◆ SUPPLIED MATERIAL
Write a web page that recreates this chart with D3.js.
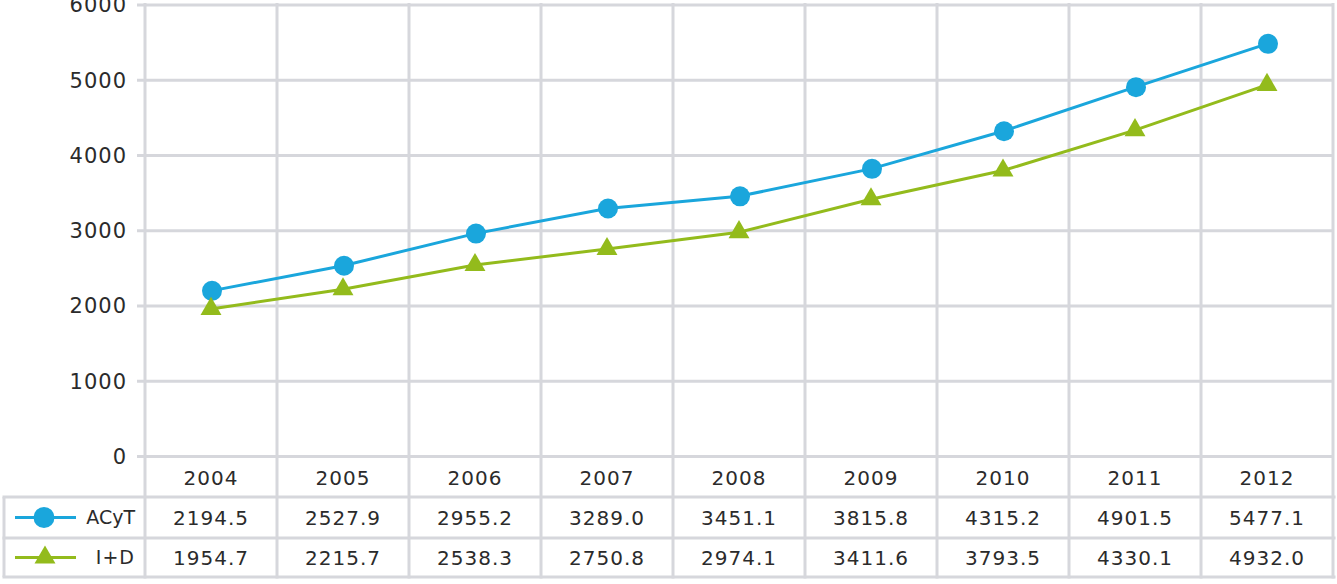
<!DOCTYPE html>
<html><head><meta charset="utf-8">
<script src="https://cdn.jsdelivr.net/npm/d3@7/dist/d3.min.js"></script>
<style>
html,body{margin:0;padding:0;background:#fff;}
svg text{font-family:"DejaVu Sans",sans-serif;fill:#2b2b2b;}
</style></head>
<body><svg id="c" width="1337" height="584"></svg>
<script>
const years = ["2004","2005","2006","2007","2008","2009","2010","2011","2012"];
const acyt = [2194.5,2527.9,2955.2,3289.0,3451.1,3815.8,4315.2,4901.5,5477.1];
const iyd = [1954.7,2215.7,2538.3,2750.8,2974.1,3411.6,3793.5,4330.1,4932.0];
const acytLabels = ["2194.5","2527.9","2955.2","3289.0","3451.1","3815.8","4315.2","4901.5","5477.1"];
const iydLabels = ["1954.7","2215.7","2538.3","2750.8","2974.1","3411.6","3793.5","4330.1","4932.0"];
const yTicks = [0,1000,2000,3000,4000,5000,6000];
const seriesNames = ["ACyT","I+D"];

const blue = "#1aa6dc", green = "#93bb1c", grid = "#d6d7dc";
const svg = d3.select("#c");
const x = d3.scaleBand().domain(years).range([145,1333]);
const y = d3.scaleLinear().domain([0,6000]).range([456,4.5]);
const tableLeft = 4, tableRight = 1334;
const rowY = [456,497,538,577];

// y axis + horizontal gridlines
const ax = svg.append("g").attr("transform","translate(137,0)")
  .call(d3.axisLeft(y).tickValues(yTicks).tickSize(-(tableRight-137)).tickPadding(10).tickFormat(d3.format("d")));
ax.select(".domain").remove();
ax.selectAll(".tick line").attr("stroke",grid).attr("stroke-width",3);
ax.selectAll(".tick text").style("font-size","21px").style("letter-spacing","1px").attr("fill","#2b2b2b").attr("dy","0.35em");

// vertical gridlines
const bounds = years.map(d=>x(d)).concat([x.range()[1]]);
svg.append("g").selectAll("line").data(bounds).join("line")
  .attr("x1",d=>d).attr("x2",d=>d).attr("y1",3).attr("y2",rowY[3]+1.5)
  .attr("stroke",grid).attr("stroke-width",3);
// table lines
svg.append("g").selectAll("line").data(rowY.slice(1)).join("line")
  .attr("x1",tableLeft-1.5).attr("x2",tableRight+1.5).attr("y1",d=>d).attr("y2",d=>d)
  .attr("stroke",grid).attr("stroke-width",3);
svg.append("line").attr("x1",tableLeft).attr("x2",tableLeft).attr("y1",rowY[1]).attr("y2",rowY[3])
  .attr("stroke",grid).attr("stroke-width",3);

// table text
const cx = d=>x(d)+x.bandwidth()/2;
const tstyle = sel=>sel.attr("text-anchor","middle").style("font-size","20px").style("letter-spacing","1px").attr("dy","0.35em");
svg.append("g").selectAll("text").data(years).join("text").attr("x",cx).attr("y",(rowY[0]+rowY[1])/2+1).text(d=>d).call(tstyle);
svg.append("g").selectAll("text").data(years).join("text").attr("x",cx).attr("y",(rowY[1]+rowY[2])/2).text((d,i)=>acytLabels[i]).call(tstyle);
svg.append("g").selectAll("text").data(years).join("text").attr("x",cx).attr("y",(rowY[2]+rowY[3])/2).text((d,i)=>iydLabels[i]).call(tstyle);

// legend
const tri = d3.symbol().type(d3.symbolTriangle).size(190);
const ly1 = (rowY[1]+rowY[2])/2, ly2 = (rowY[2]+rowY[3])/2;
svg.append("line").attr("x1",15).attr("x2",76).attr("y1",ly1).attr("y2",ly1).attr("stroke",blue).attr("stroke-width",3);
svg.append("circle").attr("cx",44).attr("cy",ly1).attr("r",10.5).attr("fill",blue);
svg.append("line").attr("x1",15).attr("x2",76).attr("y1",ly2).attr("y2",ly2).attr("stroke",green).attr("stroke-width",3);
svg.append("path").attr("d",tri).attr("transform",`translate(45,${ly2})`).attr("fill",green);
svg.append("text").attr("x",135).attr("y",ly1).attr("text-anchor","end").attr("dy","0.35em").style("font-size","19px").text(seriesNames[0]);
svg.append("text").attr("x",135).attr("y",ly2).attr("text-anchor","end").attr("dy","0.35em").style("font-size","19px").style("letter-spacing","1px").text(seriesNames[1]);

// lines
const line = d3.line().x((d,i)=>cx(years[i])).y(d=>y(d));
svg.append("path").datum(acyt).attr("d",line).attr("fill","none").attr("stroke",blue).attr("stroke-width",3);
svg.append("path").datum(iyd).attr("d",line).attr("fill","none").attr("stroke",green).attr("stroke-width",3);
svg.append("g").selectAll("circle").data(acyt).join("circle")
  .attr("cx",(d,i)=>cx(years[i])+1).attr("cy",d=>y(d)).attr("r",10).attr("fill",blue);
svg.append("g").selectAll("path").data(iyd).join("path")
  .attr("d",tri).attr("transform",(d,i)=>`translate(${cx(years[i])},${y(d)})`).attr("fill",green);
</script></body></html>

◆ GOAL
Pictures are excluded; extract exactly the lines from the start of the data through the line that holds "const rowY = [456,497,538,577];", both ends included.

◆ SOLUTION FOR THIS TASK
Write a web page that recreates this chart with D3.js.
<!DOCTYPE html>
<html><head><meta charset="utf-8">
<script src="https://cdn.jsdelivr.net/npm/d3@7/dist/d3.min.js"></script>
<style>
html,body{margin:0;padding:0;background:#fff;}
svg text{font-family:"DejaVu Sans",sans-serif;fill:#2b2b2b;}
</style></head>
<body><svg id="c" width="1337" height="584"></svg>
<script>
const years = ["2004","2005","2006","2007","2008","2009","2010","2011","2012"];
const acyt = [2194.5,2527.9,2955.2,3289.0,3451.1,3815.8,4315.2,4901.5,5477.1];
const iyd = [1954.7,2215.7,2538.3,2750.8,2974.1,3411.6,3793.5,4330.1,4932.0];
const acytLabels = ["2194.5","2527.9","2955.2","3289.0","3451.1","3815.8","4315.2","4901.5","5477.1"];
const iydLabels = ["1954.7","2215.7","2538.3","2750.8","2974.1","3411.6","3793.5","4330.1","4932.0"];
const yTicks = [0,1000,2000,3000,4000,5000,6000];
const seriesNames = ["ACyT","I+D"];

const blue = "#1aa6dc", green = "#93bb1c", grid = "#d6d7dc";
const svg = d3.select("#c");
const x = d3.scaleBand().domain(years).range([145,1333]);
const y = d3.scaleLinear().domain([0,6000]).range([456,4.5]);
const tableLeft = 4, tableRight = 1334;
const rowY = [456,497,538,577];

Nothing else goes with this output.